London’s skyscrapers have the highest rental growth in the world as low vacancy rates push commercial rates sky-high
London’s skyscrapers are reaching for the sky in more ways than one, after it turned out the capital’s high rises have the highest rental growth in the world.
Skyrocketing demand for office space in the UK capital is pushing commercial rents up, up, up: estate agent Knight Frank found in its Global Cities Report that tower rents grew 10 per cent in the last six months alone.
That said, Hong Kong towers are still be the world’s most expensive places to rent an office. With prime rents at $255 per square foot it’s more than double London’s.
Read more: Interactive: What are the tallest buildings in London?
But at the rate it’s going, London is catching up fast: 10 per cent growth means rents are growing five times faster than both New York and Hong Kong, and three times faster than Tokyo.
A letting in the Shard recently smashed price records for the South Bank and the City, renting out its entire 26th floor at over £90 per square foot, just beating the Leadenhall building’s previous record of £90 per square foot.
James Roberts, head of commercial research at Knight Frank, put this trend down to an increasing appetite for “exclusive space”:
When construction started on the latest wave of London towers a few years ago, it was to the backdrop of the euro crisis, and some commentators said the developers had got their timing wrong. However, the doubters have been proved wrong, with skyscraper rents in London at a record high.

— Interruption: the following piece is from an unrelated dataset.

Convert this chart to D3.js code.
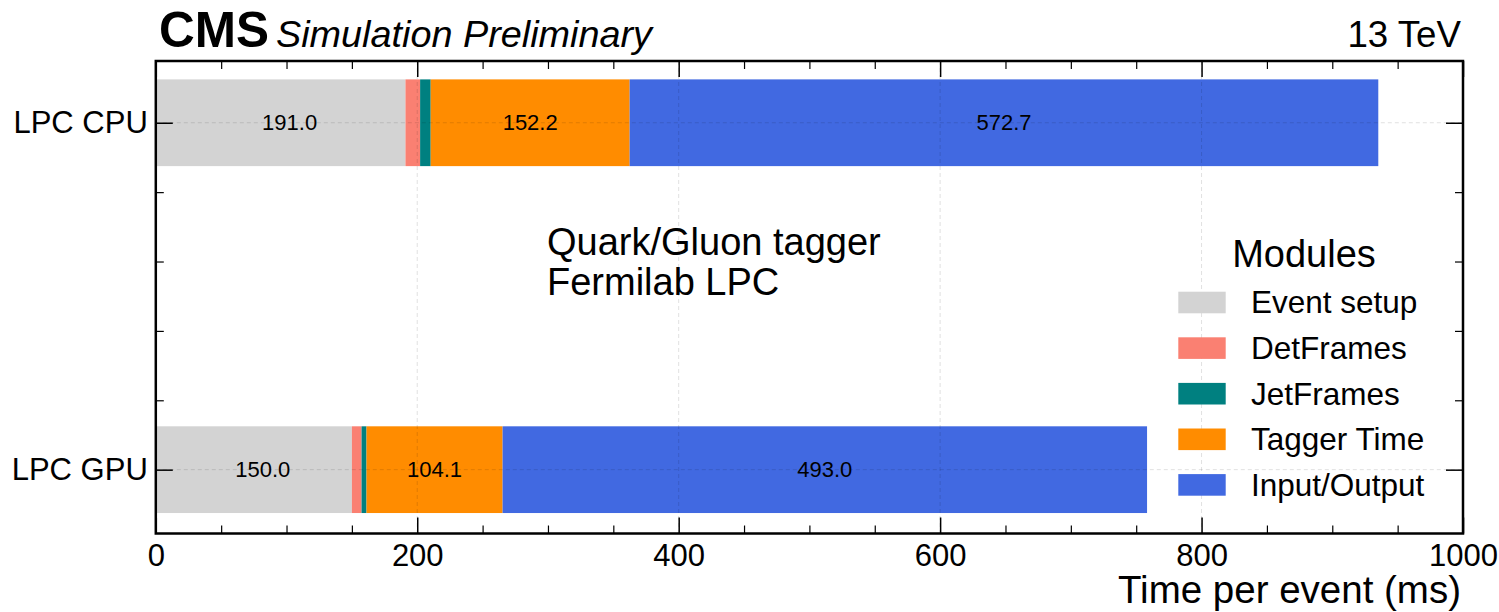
<!DOCTYPE html>
<html>
<head>
<meta charset="utf-8">
<script src="https://cdn.jsdelivr.net/npm/d3@7"></script>
<style>
  html, body { margin: 0; padding: 0; background: #fff; }
  svg { display: block; font-family: "Liberation Sans", Arial, Helvetica, sans-serif; }
</style>
</head>
<body>
<svg id="chart" width="1499" height="612"></svg>
<script>
// ---- data ----
const categories = ["LPC CPU", "LPC GPU"];
const modules = ["Event setup", "DetFrames", "JetFrames", "Tagger Time", "Input/Output"];
const eventSetup = [191.0, 150.0];
const detFrames = [11.2, 7.4];
const jetFrames = [8.1, 3.8];
const taggerTime = [152.2, 104.1];
const inputOutput = [572.7, 493.0];
const moduleColors = ["#d3d3d3", "#fa8072", "#008080", "#ff8c00", "#4169e1"];
const labelledModules = ["Event setup", "Tagger Time", "Input/Output"];
const xTicks = [0, 200, 400, 600, 800, 1000];
const xMinorTicks = d3.range(0, 1001, 50);
const yMinorTicks = [0.2, 0.4, 0.6, 0.8];

const series = [eventSetup, detFrames, jetFrames, taggerTime, inputOutput];

// ---- layout ----
const svg = d3.select("#chart");
const L = 155.8, R = 1463, T = 61, B = 533.5;
const barHeight = 0.25;

const x = d3.scaleLinear().domain([0, 1000]).range([L, R]);
const y = d3.scaleLinear().domain([-0.178, 1.184]).range([T, B]);
const color = d3.scaleOrdinal().domain(modules).range(moduleColors);

svg.append("rect").attr("width", 1499).attr("height", 612).attr("fill", "#fff");

// stacked segments
const segs = [];
categories.forEach((c, ci) => {
  let acc = 0;
  modules.forEach((m, mi) => {
    const v = series[mi][ci];
    segs.push({cat: ci, mod: m, x0: acc, x1: acc + v, v});
    acc += v;
  });
});

svg.append("g").selectAll("rect").data(segs).join("rect")
  .attr("x", d => x(d.x0))
  .attr("width", d => x(d.x1) - x(d.x0))
  .attr("y", d => y(d.cat - barHeight / 2))
  .attr("height", d => y(d.cat + barHeight / 2) - y(d.cat - barHeight / 2))
  .attr("fill", d => color(d.mod));

// grid (dashed, faint, on top)
const grid = svg.append("g").attr("stroke", "#000").attr("stroke-opacity", 0.12)
  .attr("stroke-width", 1).attr("stroke-dasharray", "4,3");
grid.selectAll("line.v").data(xTicks.slice(1, -1)).join("line")
  .attr("x1", d => x(d)).attr("x2", d => x(d)).attr("y1", T).attr("y2", B);
grid.selectAll("line.h").data(categories.map((c, i) => i)).join("line")
  .attr("x1", L).attr("x2", R).attr("y1", d => y(d)).attr("y2", d => y(d));

// bar value labels
svg.append("g").selectAll("text").data(segs.filter(d => labelledModules.includes(d.mod))).join("text")
  .attr("x", d => (x(d.x0) + x(d.x1)) / 2)
  .attr("dx", d => d.mod === "Event setup" ? 9 : 0)
  .attr("y", d => y(d.cat))
  .attr("dy", "0.35em")
  .attr("text-anchor", "middle")
  .attr("font-size", 22)
  .attr("fill", "#000")
  .text(d => d.v.toFixed(1));

// axes with inward ticks
const axB = d3.axisBottom(x).tickValues(xTicks).tickSize(-16).tickPadding(10).tickFormat(d3.format("d"));
const gB = svg.append("g").attr("transform", `translate(0,${B})`).call(axB);
gB.select(".domain").remove();
gB.selectAll("line").attr("stroke", "#000").attr("stroke-width", 1.5);
gB.selectAll("text").attr("font-size", 31).attr("fill", "#000")
  .attr("font-family", "Liberation Sans, Arial, sans-serif");

const axBm = d3.axisBottom(x).tickValues(xMinorTicks.filter(v => !xTicks.includes(v))).tickSize(-8).tickFormat("");
const gBm = svg.append("g").attr("transform", `translate(0,${B})`).call(axBm);
gBm.select(".domain").remove();
gBm.selectAll("line").attr("stroke", "#000").attr("stroke-width", 1.2);

const axT = d3.axisTop(x).tickValues(xTicks).tickSize(-16).tickFormat("");
const gT = svg.append("g").attr("transform", `translate(0,${T})`).call(axT);
gT.select(".domain").remove();
gT.selectAll("line").attr("stroke", "#000").attr("stroke-width", 1.5);
const axTm = d3.axisTop(x).tickValues(xMinorTicks.filter(v => !xTicks.includes(v))).tickSize(-8).tickFormat("");
const gTm = svg.append("g").attr("transform", `translate(0,${T})`).call(axTm);
gTm.select(".domain").remove();
gTm.selectAll("line").attr("stroke", "#000").attr("stroke-width", 1.2);

const axL = d3.axisLeft(y).tickValues([0, 1]).tickSize(-17).tickPadding(8).tickFormat(i => categories[i]);
const gL = svg.append("g").attr("transform", `translate(${L},0)`).call(axL);
gL.select(".domain").remove();
gL.selectAll("line").attr("stroke", "#000").attr("stroke-width", 1.5);
gL.selectAll("text").attr("font-size", 31).attr("fill", "#000")
  .attr("x", -8).attr("font-family", "Liberation Sans, Arial, sans-serif");
const axLm = d3.axisLeft(y).tickValues(yMinorTicks).tickSize(-8).tickFormat("");
const gLm = svg.append("g").attr("transform", `translate(${L},0)`).call(axLm);
gLm.select(".domain").remove();
gLm.selectAll("line").attr("stroke", "#000").attr("stroke-width", 1.2);

const axR = d3.axisRight(y).tickValues([0, 1]).tickSize(-17).tickFormat("");
const gR = svg.append("g").attr("transform", `translate(${R},0)`).call(axR);
gR.select(".domain").remove();
gR.selectAll("line").attr("stroke", "#000").attr("stroke-width", 1.5);
const axRm = d3.axisRight(y).tickValues(yMinorTicks).tickSize(-8).tickFormat("");
const gRm = svg.append("g").attr("transform", `translate(${R},0)`).call(axRm);
gRm.select(".domain").remove();
gRm.selectAll("line").attr("stroke", "#000").attr("stroke-width", 1.2);

// frame
svg.append("rect").attr("x", L).attr("y", T).attr("width", R - L).attr("height", B - T)
  .attr("fill", "none").attr("stroke", "#000").attr("stroke-width", 2.5);

// axis label
svg.append("text").attr("x", R - 2).attr("y", 603).attr("text-anchor", "end")
  .attr("font-size", 38.5).attr("fill", "#000").text("Time per event (ms)");

// header
svg.append("text").attr("x", 159).attr("y", 47).attr("font-size", 49.5).attr("font-weight", "bold")
  .attr("fill", "#000").text("CMS");
svg.append("text").attr("x", 276).attr("y", 47).attr("font-size", 37.8).attr("font-style", "italic")
  .attr("fill", "#000").text("Simulation Preliminary");
svg.append("text").attr("x", R - 2).attr("y", 47).attr("text-anchor", "end").attr("font-size", 36.7)
  .attr("fill", "#000").text("13 TeV");

// annotation
svg.append("text").attr("x", 547).attr("y", 255).attr("font-size", 38).attr("fill", "#000").text("Quark/Gluon tagger");
svg.append("text").attr("x", 547).attr("y", 295).attr("font-size", 38).attr("fill", "#000").text("Fermilab LPC");

// legend
const lg = svg.append("g");
lg.append("text").attr("x", 1304).attr("y", 267).attr("text-anchor", "middle")
  .attr("font-size", 38).attr("fill", "#000").text("Modules");
const rows = lg.selectAll("g.row").data(modules).join("g")
  .attr("transform", (d, i) => `translate(0,${302.5 + i * 45.6})`);
rows.append("rect").attr("x", 1178.3).attr("y", -10.8).attr("width", 47.4).attr("height", 21.6)
  .attr("fill", d => color(d));
rows.append("text").attr("x", 1251).attr("y", 10.8).attr("font-size", 31.5).attr("fill", "#000").text(d => d);
</script>
</body>
</html>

It’s not just in high rises that London rents are being pushed sky high. With vacancy rates at a 14-year-low, commercial rent has gone crashing through the roof across the capital, up by 35 per cent since 2007 in Noho and 26 per cent in Shoreditch.

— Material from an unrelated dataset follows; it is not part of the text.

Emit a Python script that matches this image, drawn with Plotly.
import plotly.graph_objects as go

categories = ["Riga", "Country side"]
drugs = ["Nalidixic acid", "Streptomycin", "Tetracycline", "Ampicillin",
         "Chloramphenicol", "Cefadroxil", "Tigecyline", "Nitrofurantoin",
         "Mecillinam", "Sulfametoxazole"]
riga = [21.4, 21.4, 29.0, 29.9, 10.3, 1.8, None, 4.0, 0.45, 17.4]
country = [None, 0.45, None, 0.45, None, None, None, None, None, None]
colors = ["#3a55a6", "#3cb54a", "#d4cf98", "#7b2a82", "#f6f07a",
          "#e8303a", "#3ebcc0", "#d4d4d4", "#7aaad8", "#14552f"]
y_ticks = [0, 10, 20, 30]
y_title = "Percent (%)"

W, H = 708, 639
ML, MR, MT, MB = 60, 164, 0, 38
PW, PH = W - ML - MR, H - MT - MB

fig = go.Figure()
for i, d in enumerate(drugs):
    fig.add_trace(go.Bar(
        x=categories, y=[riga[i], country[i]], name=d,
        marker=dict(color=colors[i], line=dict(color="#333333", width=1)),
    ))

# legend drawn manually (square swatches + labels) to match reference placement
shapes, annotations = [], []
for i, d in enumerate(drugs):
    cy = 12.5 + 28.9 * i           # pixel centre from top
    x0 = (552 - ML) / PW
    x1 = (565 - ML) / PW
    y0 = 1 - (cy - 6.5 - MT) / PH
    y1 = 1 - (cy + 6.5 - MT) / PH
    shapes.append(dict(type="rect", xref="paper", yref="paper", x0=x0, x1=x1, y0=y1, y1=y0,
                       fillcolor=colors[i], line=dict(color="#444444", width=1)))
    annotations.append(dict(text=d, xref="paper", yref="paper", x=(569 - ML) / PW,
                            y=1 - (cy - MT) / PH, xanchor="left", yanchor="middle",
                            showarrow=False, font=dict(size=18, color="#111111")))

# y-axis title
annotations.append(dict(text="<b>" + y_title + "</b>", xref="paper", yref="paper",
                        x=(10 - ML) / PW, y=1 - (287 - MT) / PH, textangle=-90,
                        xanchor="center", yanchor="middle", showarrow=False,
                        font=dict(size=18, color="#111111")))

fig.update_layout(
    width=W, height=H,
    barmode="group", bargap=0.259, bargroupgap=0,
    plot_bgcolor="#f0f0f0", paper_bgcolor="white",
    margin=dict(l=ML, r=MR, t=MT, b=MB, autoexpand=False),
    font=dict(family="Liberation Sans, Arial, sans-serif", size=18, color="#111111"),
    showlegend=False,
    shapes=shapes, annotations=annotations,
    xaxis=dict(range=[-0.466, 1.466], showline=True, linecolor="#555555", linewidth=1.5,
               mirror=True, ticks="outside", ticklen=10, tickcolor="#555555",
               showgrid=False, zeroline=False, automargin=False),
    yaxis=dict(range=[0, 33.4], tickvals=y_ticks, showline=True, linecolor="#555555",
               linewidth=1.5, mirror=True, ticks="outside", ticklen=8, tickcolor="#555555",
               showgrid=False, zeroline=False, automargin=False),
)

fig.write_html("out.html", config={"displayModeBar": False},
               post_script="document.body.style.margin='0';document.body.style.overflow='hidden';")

This growth shows no signs of abating anytime soon, according to Philip Hobley, head of West End leasing at Knight Frank:
Taking into consideration the constrained development pipeline for central London, the Crossrail stations with over-site development and their surrounding schemes, as well as the continued demand from occupiers to house their increased headcount, we expect the area’s positive performance to continue.